* La muerte anónima, la que te lleva a la fosa común después de haber sido violentado de una y mil maneras, con el cuerpo lacerado y el alma hecha jirones, es todavía más fuerte que irse de este mundo por algún motivo que tiene remedio
Gregorio Ortega Molina
Generosos y abiertos se mantienen los brazos de la madre tierra en México, siempre dispuestos a abrazar y dar protección a los cadáveres no identificados de los desaparecidos, levantados y/o ejecutados, ya sea por los delincuentes o las fuerzas del orden.
Cuando todavía no se aclara lo de Tetelcingo, cuando a pesar de todas las denuncias, reclamos y exigencias a las autoridades federales, éstas ocultan una complicidad entre los ejecutores de los habitantes de Allende, Coahuila, y las autoridades municipales y estatales del lugar donde sucedió esa masacre, ahora nos dan cuenta de que en una fosa clandestina, en Jalapa, Veracruz, encontraron 192 cadáveres cuya identidad, hasta el momento, se desconoce, como si les hubiese dado vergüenza morirse, de tan pobres, o de tan fáciles candidatos a la desaparición, al levantón o la ejecución.

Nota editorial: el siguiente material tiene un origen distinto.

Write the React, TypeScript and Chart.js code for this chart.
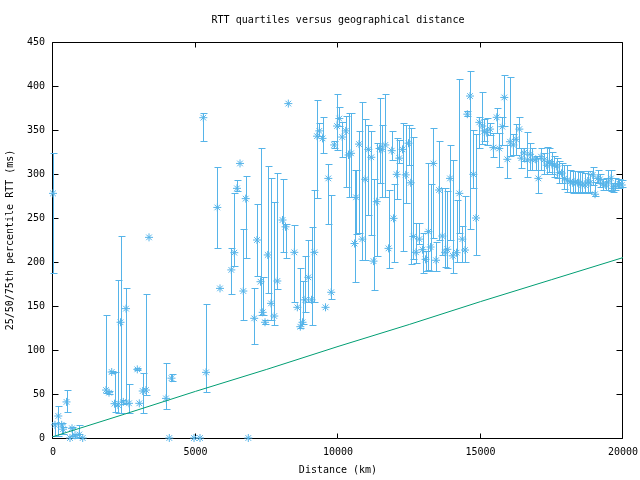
import { useEffect, useRef } from "react";
import { Chart, registerables } from "chart.js";

Chart.register(...registerables);

// Distance (km) of each measured host group
const distanceKm = [
  0, 70, 186, 305, 351, 474, 597, 667, 772, 923, 1042,
  1860, 1965, 2060, 2158, 2281, 2369, 2467, 2562, 2667, 2958, 3028, 3148, 3263, 3369,
  3965, 4081, 4158, 4948, 5158, 5274, 5369, 5765, 5860, 6257, 6362, 6456, 6562, 6678, 6762, 6853,
  7060, 7158, 7281, 7358, 7439, 7534, 7650, 7765, 7871, 8053, 8158, 8257, 8467, 8573, 8678, 8755,
  8843, 8959, 9071, 9169, 9264, 9345, 9457, 9562, 9660, 9762, 9867, 9966, 10046, 10148, 10271,
  10369, 10457, 10580, 10632, 10738, 10853, 10955, 11064, 11169, 11246, 11359, 11457, 11544,
  11660, 11773, 11885, 11948, 12060, 12152, 12264, 12376, 12474, 12552, 12643, 12738, 12854,
  12966, 13071, 13170, 13247, 13345, 13440, 13545, 13661, 13755, 13836, 13931, 14029, 14159,
  14257, 14362, 14457, 14538, 14632, 14748, 14843, 14959, 15064, 15134, 15219, 15335, 15450,
  15569, 15660, 15765, 15835, 15941, 16036, 16153, 16247, 16363, 16433, 16528, 16644, 16738,
  16819, 16938, 17030, 17124, 17230, 17324, 17415, 17500, 17591, 17676, 17766, 17850, 17942,
  18047, 18141, 18236, 18317, 18412, 18492, 18573, 18668, 18762, 18843, 18938, 19019, 19114,
  19194, 19289, 19393, 19485, 19580, 19640, 19720, 19822, 19872, 19955,
];

// 50th percentile RTT (ms)
const rttMedian = [
  278, 15, 25, 15, 10, 41, 0, 11, 3, 4, 0,
  54.5, 51.5, 75, 39, 37.5, 131.5, 41, 147, 39.4, 78, 39.4, 53.4, 54.5, 228,
  45, 0, 68, 0, 0, 364, 74.6, 262, 170, 191, 210.6, 283.7, 312, 167, 272, 0,
  136, 225, 177.6, 142.8, 131.5, 208, 153, 138.6, 178.4, 247.7, 240, 380, 211, 148.5, 126.5, 131.5,
  157, 182.6, 157, 211, 343, 349, 340.5, 148.5, 295, 165.6, 333, 354.5, 363, 342, 349,
  321.6, 323.5, 221, 273.5, 334, 226, 294, 328, 319, 201, 268.6, 329, 328,
  333, 215.5, 326.5, 249.6, 299.6, 318, 328, 299, 335, 290, 229, 211, 226,
  214, 203, 234.5, 217, 312, 202, 281.8, 229.5, 211, 214.4, 295, 207, 210.6,
  278, 226, 213.6, 368, 388.6, 299.6, 250, 358.7, 354.5, 349, 347, 351, 330,
  364.4, 329, 353.8, 387, 316.7, 336.7, 333, 339.4, 351, 318, 324, 316, 322.4,
  316, 316.7, 295, 319.7, 316, 310, 314, 312, 310, 309, 301.5, 301, 295,
  293, 291, 290, 291, 290, 290, 287.5, 287.5, 292, 290, 299, 277, 295,
  294, 288.6, 287.5, 291, 295, 283.7, 286, 287.5, 289, 287.5,
];

// 25th percentile RTT (ms)
const rttQ25 = [
  188, 2, 2, 5, 4, 29, 0, 2, 0, 1, 0,
  51, 50, 74, 29.5, 28, 28, 39, 40, 28, 77, 39.4, 28, 49, 228,
  33, 0, 65, 0, 0, 337.5, 52, 215.5, 170, 164, 195, 281, 312, 134, 205, 0,
  106.5, 184, 140, 140, 129, 164.4, 134, 128.4, 169, 211, 205, 380, 154, 148.5, 125, 129,
  143, 154, 128.4, 154, 272.4, 343, 324, 148.5, 243, 157.6, 330, 327, 355, 319, 285.6,
  274, 274, 177.6, 232, 232.6, 202, 202, 253, 230.7, 168, 206.8, 289.4, 274,
  274, 193, 316, 199.6, 272, 313, 212.5, 267, 310, 197.7, 203, 198.5, 220,
  188, 190, 191, 190, 227, 190, 225, 208, 194.7, 193, 225, 188, 200,
  232.6, 200, 200, 366, 238, 283.7, 208, 330, 334, 338, 333, 344, 319,
  347, 307.6, 333, 354, 296, 320, 322, 322, 330, 307, 315, 297, 305,
  305, 305, 278, 305, 300, 300, 302, 300, 297, 296, 290, 290, 283,
  280, 279, 278, 280, 278, 280, 278, 280, 278, 280, 287, 275, 290,
  285, 282, 282, 282, 281, 280, 282, 284, 284, 285,
];

// 75th percentile RTT (ms)
const rttQ75 = [
  324, 17, 36, 17, 13, 54, 0, 13, 5, 15, 0,
  140, 53, 76, 75, 180, 229, 43, 171, 61, 79, 39.4, 73.5, 164, 228,
  85, 0, 73, 0, 0, 369, 152, 307.6, 170, 215.5, 278, 293, 312, 238, 297.5, 0,
  171, 266, 329, 183, 134, 309.5, 296, 268.6, 300.8, 294, 243, 380, 242, 148.5, 193, 178.4,
  207, 225, 239.4, 282, 384, 357.6, 365, 148.5, 311, 276, 338, 391, 376, 359.5, 366,
  369, 369, 304.5, 304.5, 349, 382, 362, 355.7, 349, 294, 335, 386, 355.7,
  390.6, 281.8, 349, 289, 340.5, 339, 358, 355.7, 356, 352, 342.4, 244, 244,
  232.6, 212, 312, 289, 352, 223, 338, 284.5, 283.7, 281, 333, 316, 271,
  407.6, 241, 275, 372, 417, 350, 346, 365, 393.6, 362, 364, 358.5, 347,
  374.6, 347, 365, 412.5, 333, 410, 345, 357, 365, 330, 330, 348, 335,
  330, 320, 318, 330, 324, 331, 330, 325, 320, 318, 315, 312, 310,
  310, 305, 303, 303, 303, 302, 303, 301, 303, 300, 308, 291, 305,
  300, 294, 296, 305, 305, 290, 295, 294, 294, 293,
];

// Lower bound line (speed-of-light in fibre)
const boundKm = [0, 2500, 5000, 7500, 10000, 12500, 15000, 17500, 20000];
const boundRtt = [1.5, 27, 53, 78, 104, 129, 155, 180, 205];

const xTicks = [0, 5000, 10000, 15000, 20000];
const yTicks = [0, 50, 100, 150, 200, 250, 300, 350, 400, 450];

const BLUE = "#56b4e9";
const GREEN = "#009e73";
const FONT = "'DejaVu Sans Mono', 'Liberation Mono', monospace";

const gnuplotFrame = {
  id: "gnuplotFrame",
  beforeDatasetsDraw(chart: any) {
    const { ctx, chartArea: a, scales } = chart;
    const xs = scales.x;
    const ys = scales.y;
    const L = Math.round(a.left) - 0.5;
    const R = Math.round(a.right) - 0.5;
    const T = Math.round(a.top) + 0.5;
    const B = Math.round(a.bottom) + 0.5;
    ctx.save();
    ctx.strokeStyle = "#000";
    ctx.lineWidth = 1;
    ctx.beginPath();
    ctx.rect(L, T, R - L, B - T);
    for (const v of yTicks) {
      const p = Math.round(ys.getPixelForValue(v)) + 0.5;
      ctx.moveTo(L, p);
      ctx.lineTo(L + 6, p);
      ctx.moveTo(R, p);
      ctx.lineTo(R - 6, p);
    }
    for (const v of xTicks) {
      const p = Math.round(xs.getPixelForValue(v)) - 0.5;
      ctx.moveTo(p, B);
      ctx.lineTo(p, B - 5);
      ctx.moveTo(p, T);
      ctx.lineTo(p, T + 5);
    }
    ctx.stroke();

    // error bars (25th..75th percentile)
    ctx.strokeStyle = BLUE;
    ctx.beginPath();
    for (let i = 0; i < distanceKm.length; i++) {
      if (rttQ75[i] === rttQ25[i]) continue;
      const x = Math.round(xs.getPixelForValue(distanceKm[i])) + 0.5;
      const y1 = Math.round(ys.getPixelForValue(rttQ25[i])) + 0.5;
      const y2 = Math.round(ys.getPixelForValue(rttQ75[i])) + 0.5;
      ctx.moveTo(x, y1);
      ctx.lineTo(x, y2);
      ctx.moveTo(x - 3, y1);
      ctx.lineTo(x + 4, y1);
      ctx.moveTo(x - 3, y2);
      ctx.lineTo(x + 4, y2);
    }
    ctx.stroke();
    ctx.restore();
  },
};

export default function App() {
  const ref = useRef<HTMLCanvasElement | null>(null);

  useEffect(() => {
    if (!ref.current) return;
    const chart = new Chart(ref.current, {
      type: "scatter",
      data: {
        datasets: [
          {
            label: "bound",
            data: boundKm.map((x, i) => ({ x, y: boundRtt[i] })),
            showLine: true,
            borderColor: GREEN,
            borderWidth: 1,
            pointRadius: 0,
            tension: 0,
            clip: false,
          },
          {
            label: "median",
            data: distanceKm.map((x, i) => ({ x, y: rttMedian[i] })),
            showLine: false,
            pointStyle: "star",
            pointRadius: 4,
            borderColor: BLUE,
            backgroundColor: BLUE,
            borderWidth: 1,
            clip: false,
          },
        ],
      },
      options: {
        responsive: false,
        animation: false,
        devicePixelRatio: 1,
        layout: { padding: { left: 0, right: 17, top: 0, bottom: 0 } },
        plugins: {
          legend: { display: false },
          tooltip: { enabled: false },
          title: {
            display: true,
            text: "RTT quartiles versus geographical distance",
            color: "#000",
            font: { family: FONT, size: 10, weight: "normal" },
            padding: { top: 14, bottom: 16 },
            fullSize: false,
          },
        },
        scales: {
          x: {
            type: "linear",
            min: 0,
            max: 20000,
            grid: { display: false, drawTicks: false },
            border: { display: false },
            ticks: {
              stepSize: 5000,
              color: "#000",
              padding: 8,
              maxRotation: 0,
              font: { family: FONT, size: 10 },
              callback: (v: any) => String(v),
            },
            title: {
              display: true,
              text: "Distance (km)",
              color: "#000",
              font: { family: FONT, size: 10 },
              padding: { top: 0, bottom: 4 },
            },
            afterFit: (s: any) => {
              s.height = 42;
              s.paddingLeft = 0;
              s.paddingRight = 0;
            },
          },
          y: {
            type: "linear",
            min: 0,
            max: 450,
            grid: { display: false, drawTicks: false },
            border: { display: false },
            ticks: {
              stepSize: 50,
              color: "#000",
              padding: 8,
              font: { family: FONT, size: 10 },
            },
            title: {
              display: true,
              text: "25/50/75th percentile RTT (ms)",
              color: "#000",
              font: { family: FONT, size: 10 },
              padding: { top: 4, bottom: 0 },
            },
            afterFit: (s: any) => {
              s.width = 53;
              s.paddingTop = 0;
              s.paddingBottom = 0;
            },
          },
        },
      },
      plugins: [gnuplotFrame],
    });
    return () => chart.destroy();
  }, []);

  return (
    <div style={{ position: "fixed", left: 0, top: 0, width: 640, height: 480, background: "#fff" }}>
      <canvas ref={ref} width={640} height={480} style={{ display: "block" }} />
    </div>
  );
}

Las quejas de Samuel Ruiz, de Sergio Méndez Arceo, palidecen ante lo que ahora ven los ojos de Raúl Vera López, Alejandro Solalinde o las integrantes del colectivo Las Patronas.
La violencia en México crece exponencialmente, pues si bien fallecer por esas causas o ausencias denunciadas por el obispo de San Cristóbal continúan siendo una ofensa, esas vidas que así se pierden no gritan tan desesperadamente como las lágrimas que en soledad pierde un desaparecido, un levantado, un ejecutado, una violada y después asesinada, para que no se queje de que le abrieron las piernas a “güevo”.
Morir de hambre o de una enfermedad curable está cabrón, aunque pueda ser que no fallezcan solos, que alguien les tienda la mano para confortarlos y favorecer el olvido del dolor, el abandono, la traición, dar pauta para el arrepentimiento y la reconciliación con la Fe de cada cual.
La muerte anónima, la que te lleva a la fosa común después de haber sido violentado de una y mil maneras, con el cuerpo lacerado y el alma hecha jirones, es todavía más fuerte que irse de este mundo por algún motivo que tiene remedio.
La violencia que hoy padecemos parece no tenerlo, por esa perfecta simbiosis encontrada por los hombres de poder, con el fin único de permanecer en el cargo gracias a la corrupción y la impunidad, que todo lo corroe, fundamentalmente los principios y/o valores, tan depreciados como el empleo y las pensiones y la democracia y la salud y todo eso que tiene que ver con el ser humano.